The spring bear will emerge when she’s ready. She’ll wake from winter hibernation looking at us like we’re a T-bone and, on the side, a baked potato dripping with butter. What the bear doesn’t realize is that we’re not a T-bone – that was only our nickname in college. But she may realize the baked potato is real, and that’s our own fault. We shouldn’t carry butter slathered baked potatoes in bear country. This point is reiterated when the bear charges.
What people don’t realize is that nine-out-of-ten charges the bear is only joking. The bear sees how frightened we are then turns and laughs, satisfied. This, of course, angers us because nobody scares us in that way but our aunt, Hilda.
Grizzlies are content to joke charge, probably, because they will eat about anything in the woods, their favorite – a nice salmon, which they eat raw and without any regard for decency. If they tried eating like that at my mom’s table it would be my sister who would scold the bear, but the bear would never understand.
I guess the bear has it pretty good. All except the polar bear, maybe. It’s an animal that you’ve never seen equaled in its sheer content to live in a land of vast icescapes. Man needs more than ice. This major difference is probably why man and polar bear don’t get along. As far as we can see, the polar bear has nothing to look forward to. Socially, it has nothing going on.
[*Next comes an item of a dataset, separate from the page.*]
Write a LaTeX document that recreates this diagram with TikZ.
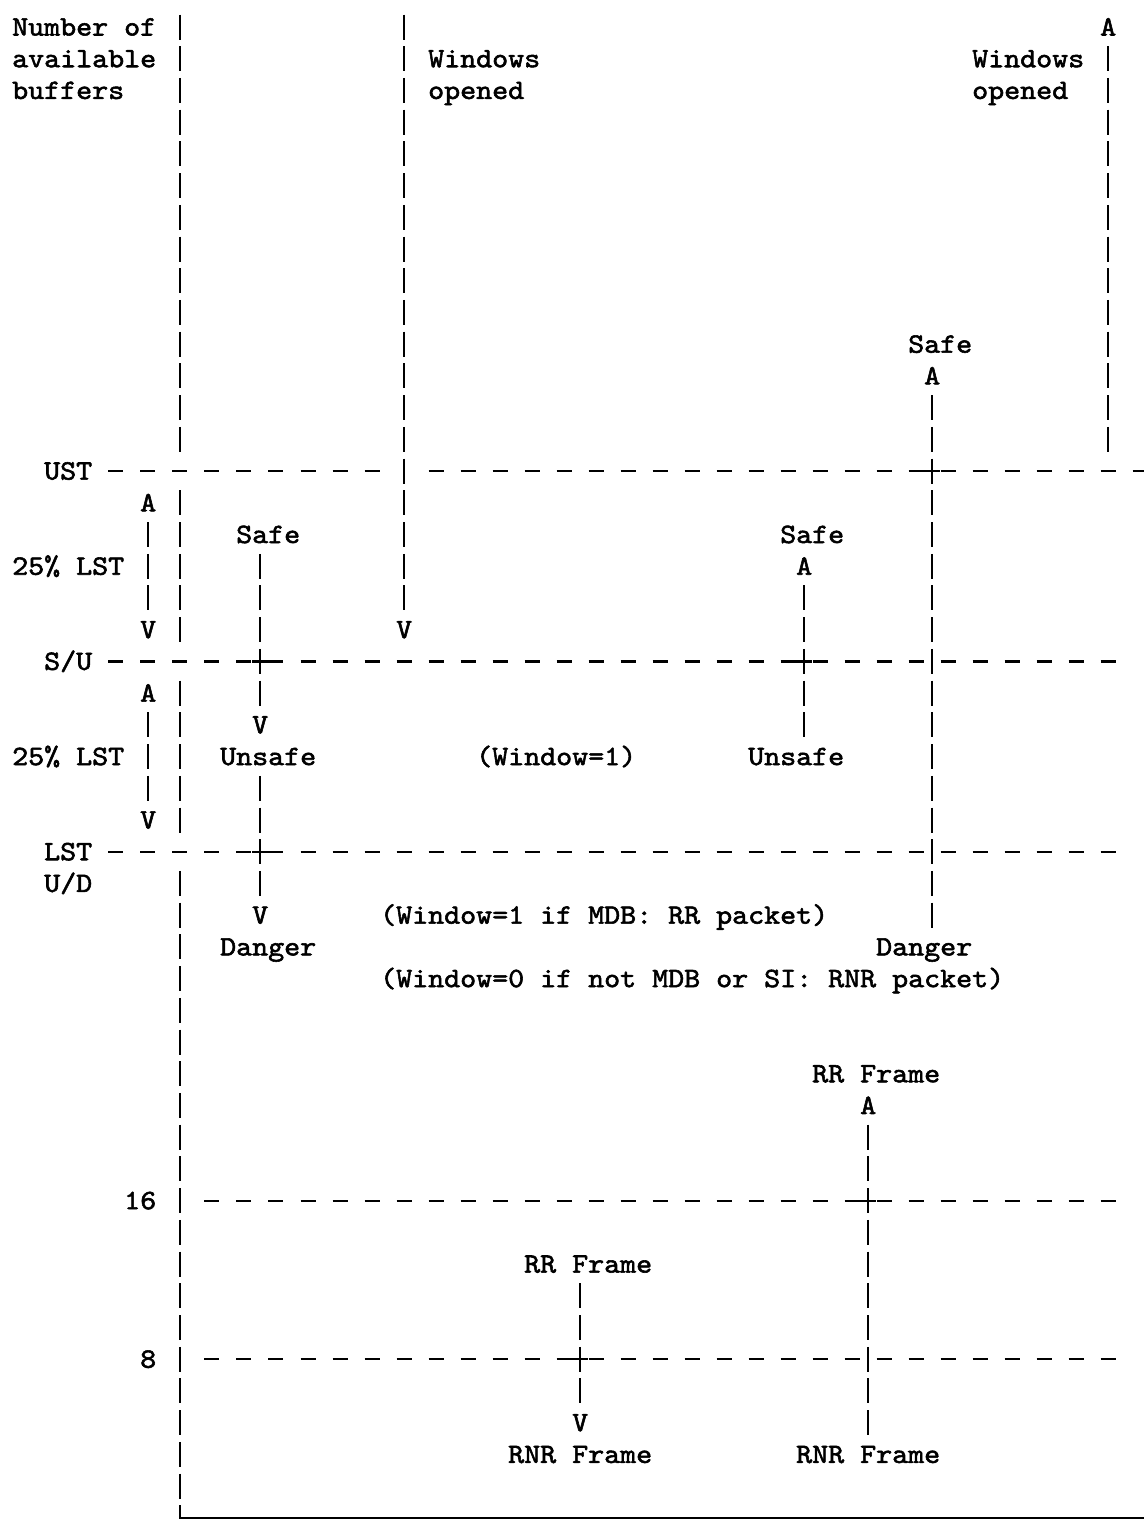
\documentclass[tikz,border=0pt]{standalone}
\usepackage{tikz}
% typewriter face of the chart, widened to the 16px column pitch
\font\chartfont="[lmmono10-regular.otf]:extend=1.0884;embolden=2" at 28pt

\begin{document}
\begin{tikzpicture}[x=16pt, y=-31.72pt, shift={(4pt,-27pt)},
    lbl/.style={anchor=base west, inner sep=0pt, xshift=-8pt, yshift=-8.5pt, font=\chartfont},
    pipe/.style={line width=2.7pt, dash pattern=on 25pt off 6.72pt},
    hdashes/.style={line width=2.3pt, dash pattern=on 15pt off 17pt},
    crossbar/.style={line width=2.3pt}]
    \path[use as bounding box, fill=white] (-0.25,-0.8512) rectangle (71.1875,47.068);
    % Axis title and top labels
    \node[lbl] (numof) at (1,0) {Number of};
    \node[lbl] (avail) at (1,1) {available};
    \node[lbl] (buff) at (1,2) {buffers};
    \node[lbl] (winL1) at (27,1) {Windows};
    \node[lbl] (winL2) at (27,2) {opened};
    \node[lbl] (winR1) at (61,1) {Windows};
    \node[lbl] (winR2) at (61,2) {opened};
    \node[lbl] (upR) at (69,0) {A};
    % Threshold names
    \node[lbl] (ust) at (3,14) {UST};
    \node[lbl] (su) at (3,20) {S/U};
    \node[lbl] (lst) at (3,26) {LST};
    \node[lbl] (ud) at (3,27) {U/D};
    \node[lbl] (sixteen) at (8,37) {16};
    \node[lbl] (eight) at (9,42) {8};
    % 25% LST spans
    \node[lbl] (a1) at (9,15) {A};
    \node[lbl] (pctA) at (1,17) {25\% LST};
    \node[lbl] (v1) at (9,19) {V};
    \node[lbl] (a2) at (9,21) {A};
    \node[lbl] (pctB) at (1,23) {25\% LST};
    \node[lbl] (v2) at (9,25) {V};
    % Left transitions
    \node[lbl] (safeL) at (15,16) {Safe};
    \node[lbl] (unsafeLV) at (16,22) {V};
    \node[lbl] (unsafeL) at (14,23) {Unsafe};
    \node[lbl] (dangerLV) at (16,28) {V};
    \node[lbl] (dangerL) at (14,29) {Danger};
    \node[lbl] (winV) at (25,19) {V};
    % Middle and right transitions
    \node[lbl] (safeR) at (57,10) {Safe};
    \node[lbl] (safeRA) at (58,11) {A};
    \node[lbl] (safeM) at (49,16) {Safe};
    \node[lbl] (safeMA) at (50,17) {A};
    \node[lbl] (unsafeM) at (47,23) {Unsafe};
    \node[lbl] (dangerR) at (55,29) {Danger};
    \node[lbl] (win1) at (30,23) {(Window=1)};
    \node[lbl] (rrpkt) at (24,28) {(Window=1 if MDB: RR packet)};
    \node[lbl] (rnrpkt) at (24,30) {(Window=0 if not MDB or SI: RNR packet)};
    % Frame transitions
    \node[lbl] (rrR) at (51,33) {RR Frame};
    \node[lbl] (rrRA) at (54,34) {A};
    \node[lbl] (rrM) at (33,39) {RR Frame};
    \node[lbl] (rnrMV) at (36,44) {V};
    \node[lbl] (rnrM) at (32,45) {RNR Frame};
    \node[lbl] (rnrR) at (50,45) {RNR Frame};
    % Vertical axis and bottom edge
    \draw[pipe] (11,-0.394) -- (11,13.394);
    \draw[pipe] (11,14.606) -- (11,19.394);
    \draw[pipe] (11,20.606) -- (11,25.394);
    \draw[pipe] (11,26.606) -- (11,46.394);
    \draw[line width=2.6pt] (11,46.595) -- (11,47.005) -- (71.3,47.005);
    % Windows opened lines
    \draw[pipe] (25,-0.394) -- (25,18.394);
    \draw[pipe] (69,0.606) -- (69,13.394);
    % 25% LST spans
    \draw[pipe] (9,15.606) -- (9,18.394);
    \draw[pipe] (9,21.606) -- (9,24.394);
    % Safe / Unsafe / Danger lines
    \draw[pipe] (16,16.606) -- (16,21.394);
    \draw[pipe] (16,23.606) -- (16,27.394);
    \draw[pipe] (50,17.606) -- (50,22.394);
    \draw[pipe] (58,11.606) -- (58,28.394);
    % RR / RNR frame lines
    \draw[pipe] (54,34.606) -- (54,44.394);
    \draw[pipe] (36,39.606) -- (36,43.394);
    % Thresholds
    \draw[hdashes] (6.531,14) -- (23.469,14);
    \draw[hdashes] (26.531,14) -- (71.469,14);
    \draw[hdashes] (6.531,20) -- (69.469,20);
    \draw[hdashes] (6.531,26) -- (69.469,26);
    \draw[hdashes] (12.531,37) -- (69.469,37);
    \draw[hdashes] (12.531,42) -- (69.469,42);
    % Crossings
    \draw[crossbar] (57.5,14) -- (58.5,14);
    \draw[crossbar] (15.5,20) -- (16.5,20);
    \draw[crossbar] (49.5,20) -- (50.5,20);
    \draw[crossbar] (15.5,26) -- (16.5,26);
    \draw[crossbar] (53.5,37) -- (54.5,37);
    \draw[crossbar] (35.5,42) -- (36.5,42);
\end{tikzpicture}
\end{document}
In the polar bear’s struggle to maintain a foothold in this vast land of ice water you might be asking yourself, what makes the polar bear think it’s all worth it? But under closer observation, the polar can be seen on the ice, locked with a seal, in an epic game of peek-a-boo.
They are the largest of the bear family, so they have that going for them. But they have humans to thank. Their diet of people makes them big and gives them that shiny coat. It’s their will for maintaining good looks versus our will of turning up the heat in that cold wasteland. But when the ice is gone, the polar bear will be gone. We humans can adapt to change where the polar bear cannot. So I guess, in the end, we win.
It’s a harsh environment for bears to raise themselves in. For mating rights, adult males will fight and argue over who gets the first girl they see. After a brutal fight, to the victor goes his female prize. In reality, he won a girlfriend who reminds me of my aunt, Hilda, and that makes us shudder and want to close our eyes to the world of the bear.
With the curiosity of a child, the hairiness of a hobo and the claws of a mad woman, we have to tell ourselves: we’ll never understand the world of the bear.